**What you have to do**
Select and copy out every line in the records containing "this".

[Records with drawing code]
————

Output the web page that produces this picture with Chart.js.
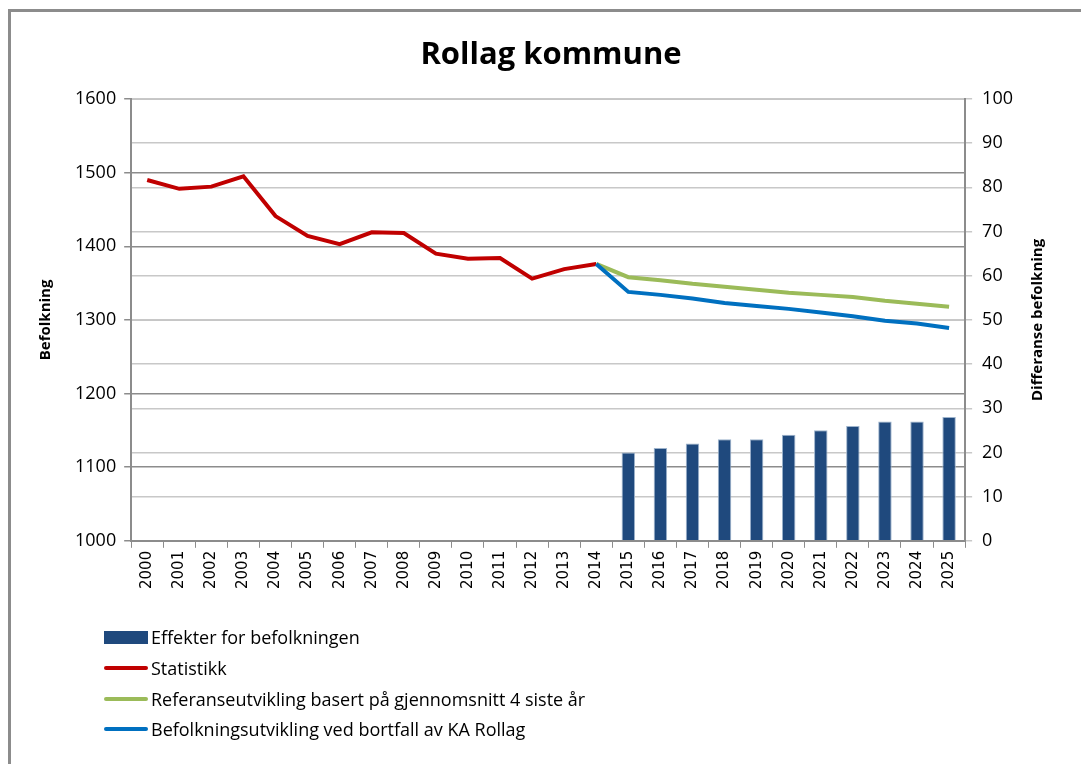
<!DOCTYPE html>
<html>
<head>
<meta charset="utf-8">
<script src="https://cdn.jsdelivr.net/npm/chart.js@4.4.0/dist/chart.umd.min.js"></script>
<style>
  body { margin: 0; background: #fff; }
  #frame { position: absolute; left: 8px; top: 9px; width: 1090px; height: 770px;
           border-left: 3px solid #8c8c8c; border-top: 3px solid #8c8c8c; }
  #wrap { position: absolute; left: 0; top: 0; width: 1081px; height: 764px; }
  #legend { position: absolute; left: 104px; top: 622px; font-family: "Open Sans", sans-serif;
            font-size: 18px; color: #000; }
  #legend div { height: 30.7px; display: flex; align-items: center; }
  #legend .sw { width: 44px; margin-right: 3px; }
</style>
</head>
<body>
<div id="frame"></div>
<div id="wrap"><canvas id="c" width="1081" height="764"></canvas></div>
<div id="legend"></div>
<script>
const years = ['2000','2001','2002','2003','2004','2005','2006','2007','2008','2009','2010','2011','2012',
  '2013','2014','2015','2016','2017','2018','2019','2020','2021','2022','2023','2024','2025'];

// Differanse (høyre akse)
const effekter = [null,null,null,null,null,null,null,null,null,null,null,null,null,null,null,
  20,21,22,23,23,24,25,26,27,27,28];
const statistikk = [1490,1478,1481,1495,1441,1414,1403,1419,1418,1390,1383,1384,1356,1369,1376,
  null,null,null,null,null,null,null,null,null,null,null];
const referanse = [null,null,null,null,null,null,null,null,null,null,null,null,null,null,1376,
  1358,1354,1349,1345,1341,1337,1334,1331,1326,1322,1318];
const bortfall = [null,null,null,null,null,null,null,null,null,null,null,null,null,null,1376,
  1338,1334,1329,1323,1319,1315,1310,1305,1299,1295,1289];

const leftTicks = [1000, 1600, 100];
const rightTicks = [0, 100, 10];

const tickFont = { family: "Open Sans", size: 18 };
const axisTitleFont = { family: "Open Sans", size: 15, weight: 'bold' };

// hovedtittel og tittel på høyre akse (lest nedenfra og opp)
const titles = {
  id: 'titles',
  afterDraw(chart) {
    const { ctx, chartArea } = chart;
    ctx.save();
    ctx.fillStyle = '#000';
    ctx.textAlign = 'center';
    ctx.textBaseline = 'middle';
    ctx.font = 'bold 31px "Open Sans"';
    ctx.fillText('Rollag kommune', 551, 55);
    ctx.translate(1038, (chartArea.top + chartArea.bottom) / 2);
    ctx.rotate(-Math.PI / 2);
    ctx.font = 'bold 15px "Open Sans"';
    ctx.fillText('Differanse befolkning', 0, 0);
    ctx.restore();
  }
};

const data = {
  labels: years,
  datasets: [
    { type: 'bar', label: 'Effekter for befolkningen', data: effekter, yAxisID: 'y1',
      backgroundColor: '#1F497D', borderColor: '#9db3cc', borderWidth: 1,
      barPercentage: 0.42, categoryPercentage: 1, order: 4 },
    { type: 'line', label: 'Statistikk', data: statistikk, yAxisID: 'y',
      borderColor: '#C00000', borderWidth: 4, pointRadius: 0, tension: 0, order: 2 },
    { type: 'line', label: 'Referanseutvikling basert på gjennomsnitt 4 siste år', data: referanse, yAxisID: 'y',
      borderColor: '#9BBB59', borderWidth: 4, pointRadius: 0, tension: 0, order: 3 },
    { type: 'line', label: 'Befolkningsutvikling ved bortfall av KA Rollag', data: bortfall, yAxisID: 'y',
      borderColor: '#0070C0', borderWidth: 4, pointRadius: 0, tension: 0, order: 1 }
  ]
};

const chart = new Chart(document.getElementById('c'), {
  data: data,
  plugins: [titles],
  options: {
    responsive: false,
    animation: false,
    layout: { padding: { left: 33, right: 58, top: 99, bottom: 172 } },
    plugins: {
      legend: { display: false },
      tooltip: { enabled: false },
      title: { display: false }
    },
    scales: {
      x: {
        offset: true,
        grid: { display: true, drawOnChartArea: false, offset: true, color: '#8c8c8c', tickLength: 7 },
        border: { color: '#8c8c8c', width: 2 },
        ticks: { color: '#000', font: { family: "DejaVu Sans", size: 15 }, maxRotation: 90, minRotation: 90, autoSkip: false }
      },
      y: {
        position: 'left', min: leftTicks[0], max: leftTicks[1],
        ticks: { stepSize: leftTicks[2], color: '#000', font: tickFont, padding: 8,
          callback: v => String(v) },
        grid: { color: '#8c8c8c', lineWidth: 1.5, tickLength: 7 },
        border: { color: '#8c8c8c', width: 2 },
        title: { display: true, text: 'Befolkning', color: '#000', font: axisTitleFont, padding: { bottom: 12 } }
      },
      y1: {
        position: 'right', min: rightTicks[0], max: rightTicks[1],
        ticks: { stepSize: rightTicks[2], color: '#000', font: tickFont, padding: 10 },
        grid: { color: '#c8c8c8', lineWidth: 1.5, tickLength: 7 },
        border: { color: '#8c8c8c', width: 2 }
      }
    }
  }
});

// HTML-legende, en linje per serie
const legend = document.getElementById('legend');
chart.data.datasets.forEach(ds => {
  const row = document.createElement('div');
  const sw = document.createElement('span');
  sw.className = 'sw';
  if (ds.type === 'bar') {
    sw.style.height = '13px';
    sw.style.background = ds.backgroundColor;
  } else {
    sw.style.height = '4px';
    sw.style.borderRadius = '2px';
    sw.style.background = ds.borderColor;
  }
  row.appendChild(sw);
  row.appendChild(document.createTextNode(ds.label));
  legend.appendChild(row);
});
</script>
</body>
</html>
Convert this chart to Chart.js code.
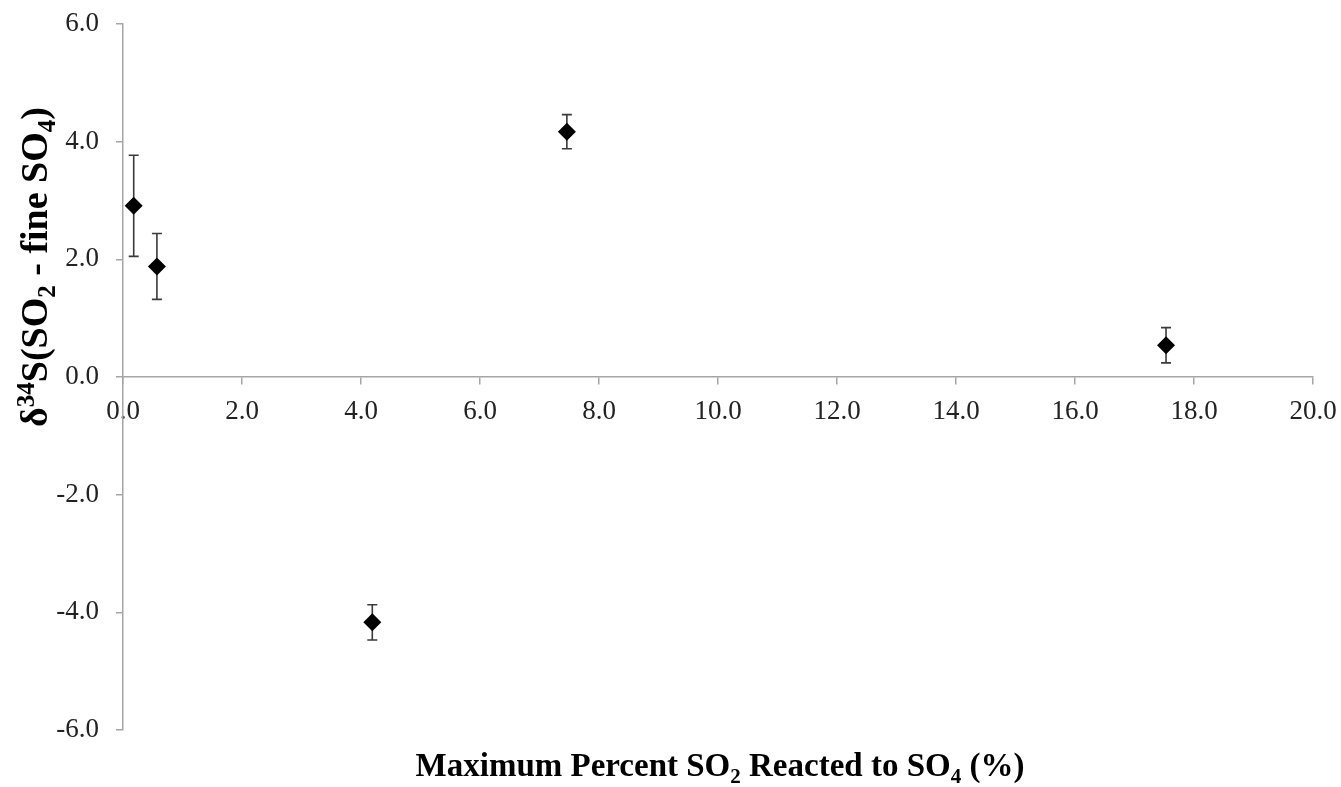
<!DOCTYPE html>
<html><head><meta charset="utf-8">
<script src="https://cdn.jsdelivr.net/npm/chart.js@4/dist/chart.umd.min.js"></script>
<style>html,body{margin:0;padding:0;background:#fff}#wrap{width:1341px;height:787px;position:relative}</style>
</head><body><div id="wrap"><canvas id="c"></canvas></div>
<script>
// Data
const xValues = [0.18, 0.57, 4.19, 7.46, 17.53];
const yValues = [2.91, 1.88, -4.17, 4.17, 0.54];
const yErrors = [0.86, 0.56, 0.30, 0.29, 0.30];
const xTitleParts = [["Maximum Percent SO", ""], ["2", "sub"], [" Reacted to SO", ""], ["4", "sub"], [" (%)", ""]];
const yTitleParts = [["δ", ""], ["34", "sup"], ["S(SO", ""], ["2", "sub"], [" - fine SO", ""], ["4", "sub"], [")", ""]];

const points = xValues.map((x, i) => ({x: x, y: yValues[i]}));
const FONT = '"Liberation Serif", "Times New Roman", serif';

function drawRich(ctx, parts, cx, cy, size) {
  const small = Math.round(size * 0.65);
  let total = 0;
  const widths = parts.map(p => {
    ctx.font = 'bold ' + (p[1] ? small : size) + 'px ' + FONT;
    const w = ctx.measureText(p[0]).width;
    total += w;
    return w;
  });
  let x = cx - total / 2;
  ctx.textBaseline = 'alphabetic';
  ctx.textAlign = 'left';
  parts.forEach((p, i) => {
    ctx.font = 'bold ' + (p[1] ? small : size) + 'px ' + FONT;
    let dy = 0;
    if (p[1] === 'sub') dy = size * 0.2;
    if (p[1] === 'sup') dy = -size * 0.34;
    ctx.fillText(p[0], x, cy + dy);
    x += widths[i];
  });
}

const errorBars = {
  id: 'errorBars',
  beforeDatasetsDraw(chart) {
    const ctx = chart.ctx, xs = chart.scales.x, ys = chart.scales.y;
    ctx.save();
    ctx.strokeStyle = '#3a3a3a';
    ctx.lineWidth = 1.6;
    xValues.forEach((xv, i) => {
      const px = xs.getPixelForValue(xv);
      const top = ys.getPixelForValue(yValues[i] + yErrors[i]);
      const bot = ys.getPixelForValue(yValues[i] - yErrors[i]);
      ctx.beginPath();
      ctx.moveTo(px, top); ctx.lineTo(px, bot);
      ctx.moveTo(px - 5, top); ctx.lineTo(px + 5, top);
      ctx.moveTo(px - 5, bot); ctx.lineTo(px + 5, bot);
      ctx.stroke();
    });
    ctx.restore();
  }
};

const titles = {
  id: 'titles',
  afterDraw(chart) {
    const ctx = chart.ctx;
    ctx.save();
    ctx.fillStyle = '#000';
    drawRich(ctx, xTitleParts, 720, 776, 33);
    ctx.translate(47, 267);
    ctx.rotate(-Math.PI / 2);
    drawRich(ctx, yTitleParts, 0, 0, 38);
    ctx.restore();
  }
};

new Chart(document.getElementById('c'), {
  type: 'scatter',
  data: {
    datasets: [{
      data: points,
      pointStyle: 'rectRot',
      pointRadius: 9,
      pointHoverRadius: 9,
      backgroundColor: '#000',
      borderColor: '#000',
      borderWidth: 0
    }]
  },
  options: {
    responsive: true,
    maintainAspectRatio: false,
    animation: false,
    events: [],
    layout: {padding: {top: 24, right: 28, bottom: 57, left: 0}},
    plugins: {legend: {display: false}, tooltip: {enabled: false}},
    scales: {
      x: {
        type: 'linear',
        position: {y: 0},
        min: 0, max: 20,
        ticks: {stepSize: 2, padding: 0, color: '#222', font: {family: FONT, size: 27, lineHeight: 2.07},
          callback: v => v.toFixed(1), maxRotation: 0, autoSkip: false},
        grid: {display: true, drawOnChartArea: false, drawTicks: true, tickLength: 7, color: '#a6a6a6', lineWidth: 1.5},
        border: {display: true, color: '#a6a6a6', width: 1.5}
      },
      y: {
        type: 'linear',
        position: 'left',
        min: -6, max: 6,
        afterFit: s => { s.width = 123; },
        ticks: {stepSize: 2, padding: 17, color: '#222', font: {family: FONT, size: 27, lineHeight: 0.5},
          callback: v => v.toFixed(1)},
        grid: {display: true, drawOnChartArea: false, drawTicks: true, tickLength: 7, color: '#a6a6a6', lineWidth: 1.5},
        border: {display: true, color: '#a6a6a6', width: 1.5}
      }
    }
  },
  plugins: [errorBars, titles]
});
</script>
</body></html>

————

**The answer**
Output the web page that produces this picture with Chart.js.
Convert this chart to Chart.js code.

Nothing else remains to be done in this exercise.